The labour demands of the maturing capitalist economy encouraged Portugal to turn away from simply commandeering labour towards a more systematic structural exploitation of labour along the lines pursued by other contemporary colonial powers. That process, however, necessitated that Portugal formulate appropriate legislation so as not to have it 'improperly interpreted' as slavery. Hay and Wright observe that the relationship between legislation and practice can be viewed from polar perspectives: 'On the one hand, law can be seen as a reflection of norms, customs, and rules through which society regulates itself; on the other hand, law may be viewed as directing social behaviour.'[88] Had Portugal instituted legislation which genuinely reflected the norms, customs and rules of its early twentieth century colonial society it would not have been internationally acceptable. Portugal was chronically embarrassed by the gap between internationally acceptable legislation and the continuing slave-like labour conditions existing in its colonies. In 1902, for example, the Governor of Lourenço Marques District asked the Governor General that the 'very old custom' of having town
police arrest local Africans for disobedience, disorderly conduct and drunkenness, for summary sentencing to prison labour on state and municipal works, be reflected in a proper law.[89]

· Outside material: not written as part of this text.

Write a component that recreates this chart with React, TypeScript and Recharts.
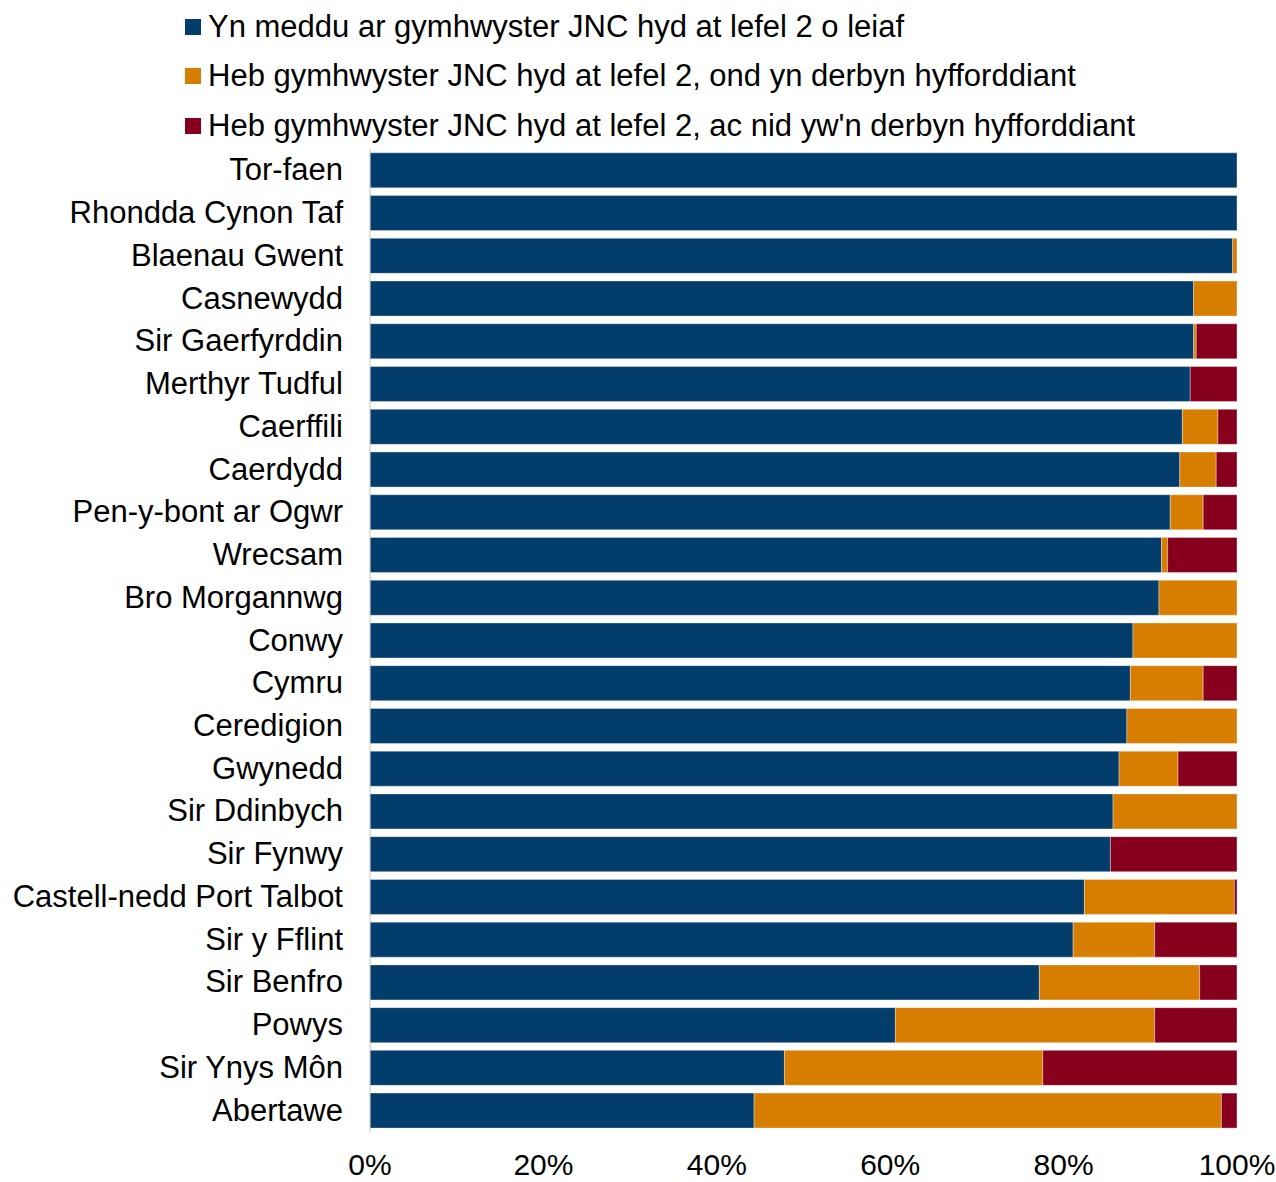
import { BarChart, Bar, XAxis, YAxis } from "recharts";

// Share of staff by qualification status, per local authority (%)
const categories = [
  "Tor-faen",
  "Rhondda Cynon Taf",
  "Blaenau Gwent",
  "Casnewydd",
  "Sir Gaerfyrddin",
  "Merthyr Tudful",
  "Caerffili",
  "Caerdydd",
  "Pen-y-bont ar Ogwr",
  "Wrecsam",
  "Bro Morgannwg",
  "Conwy",
  "Cymru",
  "Ceredigion",
  "Gwynedd",
  "Sir Ddinbych",
  "Sir Fynwy",
  "Castell-nedd Port Talbot",
  "Sir y Fflint",
  "Sir Benfro",
  "Powys",
  "Sir Ynys Môn",
  "Abertawe",
];

const qualified = [
  100, 100, 99.5, 95.0, 95.0, 94.6, 93.7, 93.4, 92.3, 91.3, 91.0, 88.0, 87.7,
  87.3, 86.4, 85.7, 85.4, 82.4, 81.1, 77.2, 60.6, 47.8, 44.3,
];
const inTraining = [
  0, 0, 0.5, 5.0, 0.3, 0, 4.1, 4.2, 3.8, 0.7, 9.0, 12.0, 8.4, 12.7, 6.8, 14.3,
  0, 17.3, 9.4, 18.5, 29.9, 29.8, 53.9,
];
const noTraining = [
  0, 0, 0, 0, 4.7, 5.4, 2.2, 2.4, 3.9, 8.0, 0, 0, 3.9, 0, 6.8, 0, 14.6, 0.3,
  9.5, 4.3, 9.5, 22.4, 1.8,
];

const xTicks = [0, 20, 40, 60, 80, 100];

const seriesNames = [
  "Yn meddu ar gymhwyster JNC hyd at lefel 2 o leiaf",
  "Heb gymhwyster JNC hyd at lefel 2, ond yn derbyn hyfforddiant",
  "Heb gymhwyster JNC hyd at lefel 2, ac nid yw'n derbyn hyfforddiant",
];
const COLORS = ["#023d6b", "#d77d00", "#86001d"];

const data = categories.map((name, i) => ({
  name,
  qualified: qualified[i],
  inTraining: inTraining[i],
  noTraining: noTraining[i],
}));

const FONT = "'Liberation Sans', Arial, sans-serif";

export default function App() {
  return (
    <div style={{ position: "absolute", left: 0, top: 0, width: 1276, height: 1182, fontFamily: FONT }}>
      <div style={{ position: "absolute", left: 185, top: 2, zIndex: 1 }}>
        {seriesNames.map((s, i) => (
          <div
            key={s}
            style={{ display: "flex", alignItems: "center", height: 49.5, fontSize: 31, color: "#000", whiteSpace: "nowrap" }}
          >
            <span
              style={{ width: 16, height: 16, background: COLORS[i], marginRight: 7, display: "inline-block", flexShrink: 0 }}
            />
            <span>{s}</span>
          </div>
        ))}
      </div>
      <BarChart
        width={1276}
        height={1182}
        layout="vertical"
        data={data}
        margin={{ top: 149, right: 39, left: 0, bottom: 0 }}
        barCategoryGap="9%"
      >
        <XAxis
          type="number"
          domain={[0, 100]}
          ticks={xTicks}
          tickFormatter={(v) => `${v}%`}
          axisLine={false}
          tickLine={false}
          tickSize={0}
          tickMargin={22}
          height={50}
          interval={0}
          tick={{ fill: "#000", fontSize: 30, fontFamily: FONT }}
        />
        <YAxis
          type="category"
          dataKey="name"
          width={370}
          interval={0}
          tickLine={false}
          tickSize={0}
          tickMargin={27}
          axisLine={{ stroke: "#c4c4c4", strokeWidth: 1 }}
          tick={{ fill: "#000", fontSize: 31, fontFamily: FONT, dy: -1 }}
        />
        <Bar dataKey="qualified" stackId="a" fill={COLORS[0]} stroke="#ffffff" strokeOpacity={0.35} isAnimationActive={false} />
        <Bar dataKey="inTraining" stackId="a" fill={COLORS[1]} stroke="#ffffff" strokeOpacity={0.35} isAnimationActive={false} />
        <Bar dataKey="noTraining" stackId="a" fill={COLORS[2]} stroke="#ffffff" strokeOpacity={0.35} isAnimationActive={false} />
      </BarChart>
    </div>
  );
}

The black elite attacked such attempts to give legislative legitimacy to contemporary abuses and efforts to mould future social conditions in such a way as to confirm and reproduce specifically racist forms of domination. While a great many challenges appeared in the pages of O Africano and O Brado Africano, protests against the abuse of black workers and against the laws which, by placing blacks in exceptional legal circumstances, invited such abuse were the most prominent. The abolition of black labour conscription (chibaro or shibalo ) and the end of all laws of exception were principal themes up to the mid-1930s.[90]

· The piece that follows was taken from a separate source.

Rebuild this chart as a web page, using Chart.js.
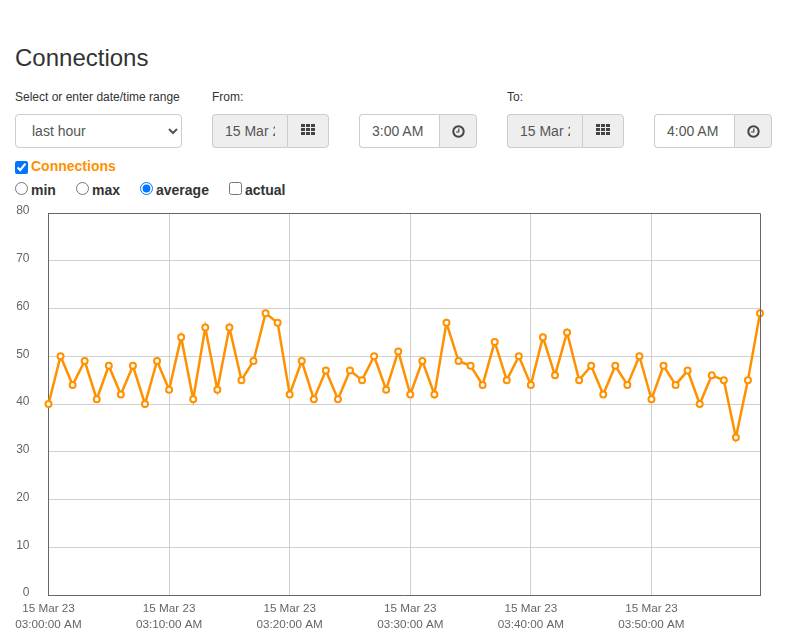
<!DOCTYPE html>
<html lang="en">
<head>
    <meta charset="UTF-8">
    <title>Connections</title>
    <script src="https://cdn.jsdelivr.net/npm/chart.js"></script>
    <style>
        html, body { margin: 0; padding: 0; background: #fff; overflow: hidden; }
        body { font-family: "Liberation Sans", Arial, sans-serif; color: #333; width: 787px; height: 634px; position: relative; }
        body > * { position: absolute; box-sizing: border-box; }
        h1 { margin: 0; left: 15px; top: 44px; font-size: 24px; line-height: 28px; font-weight: 400; color: #333; }
        .lbl { top: 90px; font-size: 12px; line-height: 14px; color: #333; }
        select { left: 15px; top: 114px; width: 167px; height: 34px; padding: 0 12px; font: 14px "Liberation Sans", Arial, sans-serif; color: #555; background: #fff; border: 1px solid #ccc; border-radius: 4px; }
        .field { top: 114px; height: 34px; padding: 0 12px; font: 14px "Liberation Sans", Arial, sans-serif; color: #555; background: #fff; border: 1px solid #ccc; border-right: 0; border-radius: 4px 0 0 4px; outline: none; }
        .field.date { background: #eee; }
        .addon { top: 114px; height: 34px; background: #eee; border: 1px solid #ccc; border-radius: 0 4px 4px 0; display: flex; align-items: center; justify-content: center; }
        .opt { font-size: 14px; line-height: 16px; font-weight: 700; color: #333; }
        input[type=radio], input[type=checkbox] { margin: 0; width: 13px; height: 13px; }
        #chartBox { left: 0; top: 205px; width: 787px; height: 429px; }
    </style>
</head>
<body>
    <h1>Connections</h1>

    <div class="lbl" style="left:15px">Select or enter date/time range</div>
    <div class="lbl" style="left:212px">From:</div>
    <div class="lbl" style="left:507px">To:</div>

    <select><option>last hour</option></select>

    <input class="field date" style="left:212px;width:75px" value="15 Mar 2023" readonly>
    <div class="addon" style="left:287px;width:42px"><svg width="14" height="12" style="margin-top:-3px"><use href="#gridIcon"/></svg></div>
    <input class="field" style="left:359px;width:80px" value="3:00 AM" readonly>
    <div class="addon" style="left:439px;width:38px"><svg width="13" height="13"><use href="#clockIcon"/></svg></div>

    <input class="field date" style="left:507px;width:75px" value="15 Mar 2023" readonly>
    <div class="addon" style="left:582px;width:42px"><svg width="14" height="12" style="margin-top:-3px"><use href="#gridIcon"/></svg></div>
    <input class="field" style="left:654px;width:80px" value="4:00 AM" readonly>
    <div class="addon" style="left:734px;width:38px"><svg width="13" height="13"><use href="#clockIcon"/></svg></div>

    <svg width="0" height="0" style="left:0;top:0">
        <defs>
            <g id="gridIcon" fill="#444">
                <rect x="0" y="0" width="4" height="3"/><rect x="5" y="0" width="4" height="3"/><rect x="10" y="0" width="4" height="3"/>
                <rect x="0" y="4" width="4" height="3"/><rect x="5" y="4" width="4" height="3"/><rect x="10" y="4" width="4" height="3"/>
                <rect x="0" y="8" width="4" height="3"/><rect x="5" y="8" width="4" height="3"/><rect x="10" y="8" width="4" height="3"/>
            </g>
            <g id="clockIcon">
                <circle cx="6.5" cy="6.5" r="5.2" fill="none" stroke="#444" stroke-width="2"/>
                <path d="M6.8 3.5V7H4" fill="none" stroke="#444" stroke-width="1.2"/>
            </g>
        </defs>
    </svg>

    <input type="checkbox" checked style="left:15px;top:161px">
    <div class="opt" style="left:31px;top:158px;color:#ff9100">Connections</div>

    <input type="radio" name="mode" style="left:15px;top:182px">
    <div class="opt" style="left:31px;top:182px">min</div>
    <input type="radio" name="mode" style="left:76px;top:182px">
    <div class="opt" style="left:92px;top:182px">max</div>
    <input type="radio" name="mode" checked style="left:140px;top:182px">
    <div class="opt" style="left:156px;top:182px">average</div>
    <input type="checkbox" style="left:229px;top:182px">
    <div class="opt" style="left:245px;top:182px">actual</div>

    <div id="chartBox"><canvas id="connChart" width="787" height="429"></canvas></div>

    <script>
        // one sample per minute, 03:00 to 03:59
        const averageValues = [
            40, 50, 44, 49, 41, 48, 42, 48, 40, 49,
            43, 54, 41, 56, 43, 56, 45, 49, 59, 57,
            42, 49, 41, 47, 41, 47, 45, 50, 43, 51,
            42, 49, 42, 57, 49, 48, 44, 53, 45, 50,
            44, 54, 46, 55, 45, 48, 42, 48, 44, 50,
            41, 48, 44, 47, 40, 46, 45, 33, 45, 59
        ];
        const tickDates = ['15 Mar 23', '15 Mar 23', '15 Mar 23', '15 Mar 23', '15 Mar 23', '15 Mar 23'];
        const tickTimes = ['03:00:00 AM', '03:10:00 AM', '03:20:00 AM', '03:30:00 AM', '03:40:00 AM', '03:50:00 AM'];
        const tickEvery = 10;

        const lineColor = '#ff9100';
        const frameColor = '#666';
        const gridColor = '#d0d0d0';

        // right and top edges of the plot
        const plotFrame = {
            id: 'plotFrame',
            afterDatasetsDraw(chart) {
                const { ctx, chartArea: a } = chart;
                ctx.save();
                ctx.strokeStyle = frameColor;
                ctx.lineWidth = 1;
                ctx.beginPath();
                ctx.moveTo(a.left, Math.floor(a.top) + 0.5);
                ctx.lineTo(Math.floor(a.right) + 0.5, Math.floor(a.top) + 0.5);
                ctx.lineTo(Math.floor(a.right) + 0.5, a.bottom);
                ctx.stroke();
                ctx.restore();
            }
        };

        new Chart(document.getElementById('connChart').getContext('2d'), {
            type: 'line',
            data: {
                labels: averageValues.map((_, i) => i),
                datasets: [{
                    label: 'Connections',
                    data: averageValues,
                    borderColor: lineColor,
                    borderWidth: 2.5,
                    tension: 0,
                    pointRadius: 3,
                    pointBorderWidth: 2,
                    pointBorderColor: lineColor,
                    pointBackgroundColor: '#fff',
                    clip: false
                }]
            },
            plugins: [plotFrame],
            options: {
                responsive: false,
                animation: false,
                events: [],
                layout: { padding: { top: 8, right: 27, bottom: 0, left: 0 } },
                plugins: { legend: { display: false }, tooltip: { enabled: false } },
                scales: {
                    x: {
                        afterFit: (scale) => {
                            scale.height = 39;
                            scale.paddingLeft = 0;
                            scale.paddingRight = 0;
                        },
                        grid: { color: gridColor, drawTicks: false },
                        border: { color: frameColor },
                        ticks: {
                            autoSkip: false,
                            maxRotation: 0,
                            minRotation: 0,
                            padding: 5,
                            color: '#666',
                            font: { family: '"Liberation Sans"', size: 11.7, lineHeight: 1.43 },
                            callback: (value, index) => index % tickEvery === 0
                                ? [tickDates[index / tickEvery], tickTimes[index / tickEvery]]
                                : null
                        }
                    },
                    y: {
                        min: 0,
                        max: 80,
                        afterFit: (scale) => {
                            scale.width = 48.5;
                            scale.paddingTop = 0;
                            scale.paddingBottom = 0;
                        },
                        grid: { color: gridColor, drawTicks: false },
                        border: { color: frameColor },
                        ticks: {
                            stepSize: 10,
                            padding: 19,
                            labelOffset: -2,
                            color: '#666',
                            font: { family: '"Liberation Sans"', size: 12 }
                        }
                    }
                }
            }
        });
    </script>
</body>
</html>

In the early twentieth century efforts to generate cheap controlled labour in Lourenço Marques consisted mostly of rounding up Africans who drank too much alcohol, wore too few clothes, or happened to be in the wrong place at the wrong time—those snared through 'old customs'. The elite focused on the underlying processes illustrating their lucid perception of the developing modes of domination.[91] They identified the crucially important process of creating criminals: the state profited from the proliferation of cantinas selling cheap Portuguese wines to Africans through revenue from licensing, fees and fines paid by drunks and also from the steady supply of unpaid prison labourers arrested for drunken and disorderly conduct and then set to work on urban sanitation projects, construction and roadwork. Blacks were not trained or hired, but criminalized and thus forced to work in disadvantaged circumstances by a process which did not apply to whites. The facts that violence bred of alcohol abuse ravaged black neighbourhoods and that white drunks were not arrested, but escorted home to sober up, were pointedly noted as well.[92]

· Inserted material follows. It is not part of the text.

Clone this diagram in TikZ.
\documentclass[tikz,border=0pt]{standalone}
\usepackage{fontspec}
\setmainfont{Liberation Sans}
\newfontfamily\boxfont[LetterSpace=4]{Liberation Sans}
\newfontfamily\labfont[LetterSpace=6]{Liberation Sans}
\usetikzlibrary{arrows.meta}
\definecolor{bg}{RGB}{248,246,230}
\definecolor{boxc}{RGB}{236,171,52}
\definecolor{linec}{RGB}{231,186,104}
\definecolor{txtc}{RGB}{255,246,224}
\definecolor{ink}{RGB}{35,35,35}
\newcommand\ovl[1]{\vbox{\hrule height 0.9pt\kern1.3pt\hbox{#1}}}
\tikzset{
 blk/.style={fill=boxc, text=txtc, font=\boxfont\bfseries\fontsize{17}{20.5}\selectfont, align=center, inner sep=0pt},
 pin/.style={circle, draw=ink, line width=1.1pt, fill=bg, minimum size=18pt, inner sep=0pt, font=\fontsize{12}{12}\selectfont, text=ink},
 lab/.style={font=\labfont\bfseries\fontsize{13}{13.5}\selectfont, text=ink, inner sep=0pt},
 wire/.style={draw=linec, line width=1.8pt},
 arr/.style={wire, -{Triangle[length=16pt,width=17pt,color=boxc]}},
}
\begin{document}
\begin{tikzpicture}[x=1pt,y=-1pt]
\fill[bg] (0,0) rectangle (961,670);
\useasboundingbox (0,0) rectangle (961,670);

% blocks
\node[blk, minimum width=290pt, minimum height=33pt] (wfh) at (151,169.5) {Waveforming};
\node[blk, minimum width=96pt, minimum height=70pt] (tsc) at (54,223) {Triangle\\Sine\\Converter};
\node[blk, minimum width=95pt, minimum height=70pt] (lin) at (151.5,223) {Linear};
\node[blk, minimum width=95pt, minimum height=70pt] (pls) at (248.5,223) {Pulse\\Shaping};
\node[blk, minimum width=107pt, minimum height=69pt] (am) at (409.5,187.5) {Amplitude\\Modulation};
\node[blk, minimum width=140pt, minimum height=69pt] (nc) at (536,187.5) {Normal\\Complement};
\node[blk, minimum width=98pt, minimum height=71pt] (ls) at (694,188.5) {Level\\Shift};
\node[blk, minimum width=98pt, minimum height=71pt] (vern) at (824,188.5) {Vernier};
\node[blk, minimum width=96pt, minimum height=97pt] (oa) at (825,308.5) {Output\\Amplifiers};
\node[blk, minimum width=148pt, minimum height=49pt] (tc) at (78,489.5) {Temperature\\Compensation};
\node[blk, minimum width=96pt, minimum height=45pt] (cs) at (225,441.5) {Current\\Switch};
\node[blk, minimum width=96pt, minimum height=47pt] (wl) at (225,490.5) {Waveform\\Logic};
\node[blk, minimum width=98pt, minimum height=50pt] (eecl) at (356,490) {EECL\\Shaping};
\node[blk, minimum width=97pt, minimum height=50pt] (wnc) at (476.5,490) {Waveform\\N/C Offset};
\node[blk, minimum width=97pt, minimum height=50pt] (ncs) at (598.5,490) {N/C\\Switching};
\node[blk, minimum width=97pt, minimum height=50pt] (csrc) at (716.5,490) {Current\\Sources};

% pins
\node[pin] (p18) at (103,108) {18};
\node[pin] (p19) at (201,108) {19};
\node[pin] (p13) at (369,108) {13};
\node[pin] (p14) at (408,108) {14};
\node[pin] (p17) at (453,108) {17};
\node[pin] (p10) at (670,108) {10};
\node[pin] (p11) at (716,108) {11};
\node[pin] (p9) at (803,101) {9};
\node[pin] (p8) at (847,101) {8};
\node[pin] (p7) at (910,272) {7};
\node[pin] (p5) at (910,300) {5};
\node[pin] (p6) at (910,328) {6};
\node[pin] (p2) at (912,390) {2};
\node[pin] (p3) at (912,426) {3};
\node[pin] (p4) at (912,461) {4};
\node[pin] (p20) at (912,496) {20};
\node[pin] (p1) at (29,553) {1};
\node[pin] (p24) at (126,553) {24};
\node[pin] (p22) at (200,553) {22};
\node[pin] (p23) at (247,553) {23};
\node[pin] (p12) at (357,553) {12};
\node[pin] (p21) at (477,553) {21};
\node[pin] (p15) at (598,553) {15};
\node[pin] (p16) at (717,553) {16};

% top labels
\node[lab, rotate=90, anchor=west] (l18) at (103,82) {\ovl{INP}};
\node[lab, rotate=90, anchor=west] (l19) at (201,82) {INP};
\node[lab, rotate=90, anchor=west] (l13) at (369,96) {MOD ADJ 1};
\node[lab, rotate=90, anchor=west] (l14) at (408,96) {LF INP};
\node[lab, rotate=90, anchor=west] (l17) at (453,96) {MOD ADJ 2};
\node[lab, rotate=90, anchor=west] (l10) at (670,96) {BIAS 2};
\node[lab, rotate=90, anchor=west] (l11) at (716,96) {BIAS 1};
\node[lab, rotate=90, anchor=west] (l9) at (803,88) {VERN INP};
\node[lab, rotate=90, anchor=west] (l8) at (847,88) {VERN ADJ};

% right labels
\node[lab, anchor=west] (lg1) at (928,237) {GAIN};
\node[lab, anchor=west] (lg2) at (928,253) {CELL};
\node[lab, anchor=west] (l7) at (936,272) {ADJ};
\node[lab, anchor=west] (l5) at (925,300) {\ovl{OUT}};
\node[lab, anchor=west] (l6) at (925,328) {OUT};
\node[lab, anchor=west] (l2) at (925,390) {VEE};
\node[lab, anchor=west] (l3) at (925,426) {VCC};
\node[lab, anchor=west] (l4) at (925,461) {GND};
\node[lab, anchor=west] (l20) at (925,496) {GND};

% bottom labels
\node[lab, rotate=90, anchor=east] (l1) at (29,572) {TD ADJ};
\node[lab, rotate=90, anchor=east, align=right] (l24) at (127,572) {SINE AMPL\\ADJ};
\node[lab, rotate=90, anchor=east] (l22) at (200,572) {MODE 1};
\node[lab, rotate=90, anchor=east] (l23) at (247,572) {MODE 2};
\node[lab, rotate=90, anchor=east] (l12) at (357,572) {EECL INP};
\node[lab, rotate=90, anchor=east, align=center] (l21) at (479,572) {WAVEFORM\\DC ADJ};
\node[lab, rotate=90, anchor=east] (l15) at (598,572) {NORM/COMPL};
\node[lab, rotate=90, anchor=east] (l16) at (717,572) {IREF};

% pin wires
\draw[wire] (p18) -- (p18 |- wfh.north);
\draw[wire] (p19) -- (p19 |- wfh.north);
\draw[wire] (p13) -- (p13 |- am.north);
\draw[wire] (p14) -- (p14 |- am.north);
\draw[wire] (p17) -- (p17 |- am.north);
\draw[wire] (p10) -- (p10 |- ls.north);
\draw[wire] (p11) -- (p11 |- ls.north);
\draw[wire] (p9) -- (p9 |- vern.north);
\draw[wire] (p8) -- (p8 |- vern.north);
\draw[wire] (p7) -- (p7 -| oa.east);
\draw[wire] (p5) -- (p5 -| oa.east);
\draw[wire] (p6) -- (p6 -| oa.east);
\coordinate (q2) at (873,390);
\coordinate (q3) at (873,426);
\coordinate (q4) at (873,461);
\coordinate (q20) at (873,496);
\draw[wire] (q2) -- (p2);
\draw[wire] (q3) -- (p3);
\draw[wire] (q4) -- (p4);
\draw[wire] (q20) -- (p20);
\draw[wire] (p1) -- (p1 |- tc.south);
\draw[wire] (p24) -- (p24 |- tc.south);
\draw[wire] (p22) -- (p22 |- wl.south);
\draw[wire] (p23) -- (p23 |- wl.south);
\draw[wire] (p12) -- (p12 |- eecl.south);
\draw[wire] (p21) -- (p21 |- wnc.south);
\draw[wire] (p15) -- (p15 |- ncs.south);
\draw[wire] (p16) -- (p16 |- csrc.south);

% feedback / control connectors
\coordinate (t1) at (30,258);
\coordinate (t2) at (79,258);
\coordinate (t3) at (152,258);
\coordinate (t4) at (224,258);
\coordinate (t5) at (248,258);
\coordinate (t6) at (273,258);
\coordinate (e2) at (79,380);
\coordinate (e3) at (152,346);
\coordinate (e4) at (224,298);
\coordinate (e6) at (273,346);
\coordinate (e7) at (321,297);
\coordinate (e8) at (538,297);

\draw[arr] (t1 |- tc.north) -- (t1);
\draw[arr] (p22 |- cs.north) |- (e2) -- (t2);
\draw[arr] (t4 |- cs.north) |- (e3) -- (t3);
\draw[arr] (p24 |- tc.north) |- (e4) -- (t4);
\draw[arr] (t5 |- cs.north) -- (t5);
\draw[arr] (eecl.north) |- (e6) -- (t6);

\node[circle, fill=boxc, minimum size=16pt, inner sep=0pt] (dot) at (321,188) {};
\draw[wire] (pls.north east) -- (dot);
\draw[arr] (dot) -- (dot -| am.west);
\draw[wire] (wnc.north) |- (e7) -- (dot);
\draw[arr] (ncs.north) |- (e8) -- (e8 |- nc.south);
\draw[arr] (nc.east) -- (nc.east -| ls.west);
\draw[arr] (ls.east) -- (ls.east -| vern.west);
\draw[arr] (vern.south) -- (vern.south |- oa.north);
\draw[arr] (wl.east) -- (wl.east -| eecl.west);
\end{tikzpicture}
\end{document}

In 1904 the first attempt was made to mesh custom and aspirations regarding black labour in town in a proper law. The Regulamento de Serviçais e Trabalhadores Indígenas of 9 September 1904 was intended to organize the registration and identification of black domestics and day labourers in town through a pass system which would simultaneously facilitate tighter enforcement of municipal vagrancy statutes. This law posed the first direct legal threat to the mobility of black volunteer workers in town. As criminals, blacks were not only to be compelled to labour—'civilized' to their moral obligation to work as it were—but now even as volunteers they were to be forced to work in disadvantaged circumstances.[93]
The Regulamento's impact on the black working population as a whole was blunted, however, by its uneven and halting application. The town's rudimentary administrative and police forces were simply not yet equal to the task of enforcing the legislation except to seek to regularize the supply of day labour to the port.[94] While the law was important for its harassment of workers, keeping them insecure and vulnerable, by 1911 the town's principal employers were clamouring for more effective legislation.[95]
The black elite's press quickly recognized the Regulamento's important ancillary purpose. The revenues generated by the schedule of fees and fines were seen as necessary to finance extension of both the police and administrative forces which could then be used to implement firmer laws. The oppressed were being forced to pay their oppressor's salary and to contribute to the development of a more effective system of labour coercion.[96] The process was already under way with regard to municipal fines for drunkenness: between 1906 and 1909, for example, between 43 per cent and 53 per cent of the municipal police budget was funded by fines for drunkenness paid by Africans.[97] In the first years of its
implementation, the Regulamento had cost the state money, but by 1908 the police had become more interested in the law's potential for yielding revenue than in its utility in labour control. That year the Regulamento began to pay its own way. By 1909 it was generating a surplus.[98]O Africano correctly saw this and later control regulations as serving largely to finance the burgeoning state bureaucracy, referring to their implementation as the 'caça da quinhenta', the hunt for the fifty centavo registration fee.[99]
By the period between 1913 and 1917, however, discriminatory controls over labour and over social and professional mobility moved threateningly closer to the elite itself. Legislation promulgated in this period, while still not evenly or effectively implemented, no longer limited its scope to domestics and dock workers, but encompassed urban blacks as a whole. Individuals within the black elite were still commonly exempted from the principal constraints of the new legislation by virtue of their class status as property holders, merchants, civil servants, office and commercial employees, typesetters, headmen, and educated people, but they nonetheless had to be specifically exempted from the legislative constraints. They found themselves lumped with so-called 'natives' on the basis of their race, and therefore formally shared their status as an exceptional community. Through the exemption process the elite could secure a special badge, but they were nonetheless required to wear that badge.[100]
The new legislation brought about a subtle but important shift in emphasis, a shift which demonstrated the progressive weakening of the elite's position. The press continued to contest the basic premise of racist exception, but with the spread of discrimination at many levels and the enhanced bite of the new measures there was increasing practical concern with just who was an indígena, and therefore legally subject to the more rigorous controls, and who was not an indígena, and therefore legally eligible for the privileges of citizenship. At one level this shift signalled the beginning of the end: part of the basic premise was conceded or compromised in the shift of focus to within the designated exceptional community. It became more difficult for the black elite to identify with persons of like cultural orientation regardless of race. Whites, regardless of class, nationality, or cultural orientation had no need to concern themselves with the possibility of being incorporated into the exceptional community. Blacks, regardless of class or nationality, increasingly had to come to terms with discrimination in one way or another. The change forced the elite to turn its attention from broader concerns and thereby sabotaged their attempts to challenge changes in policy on the grounds of principle.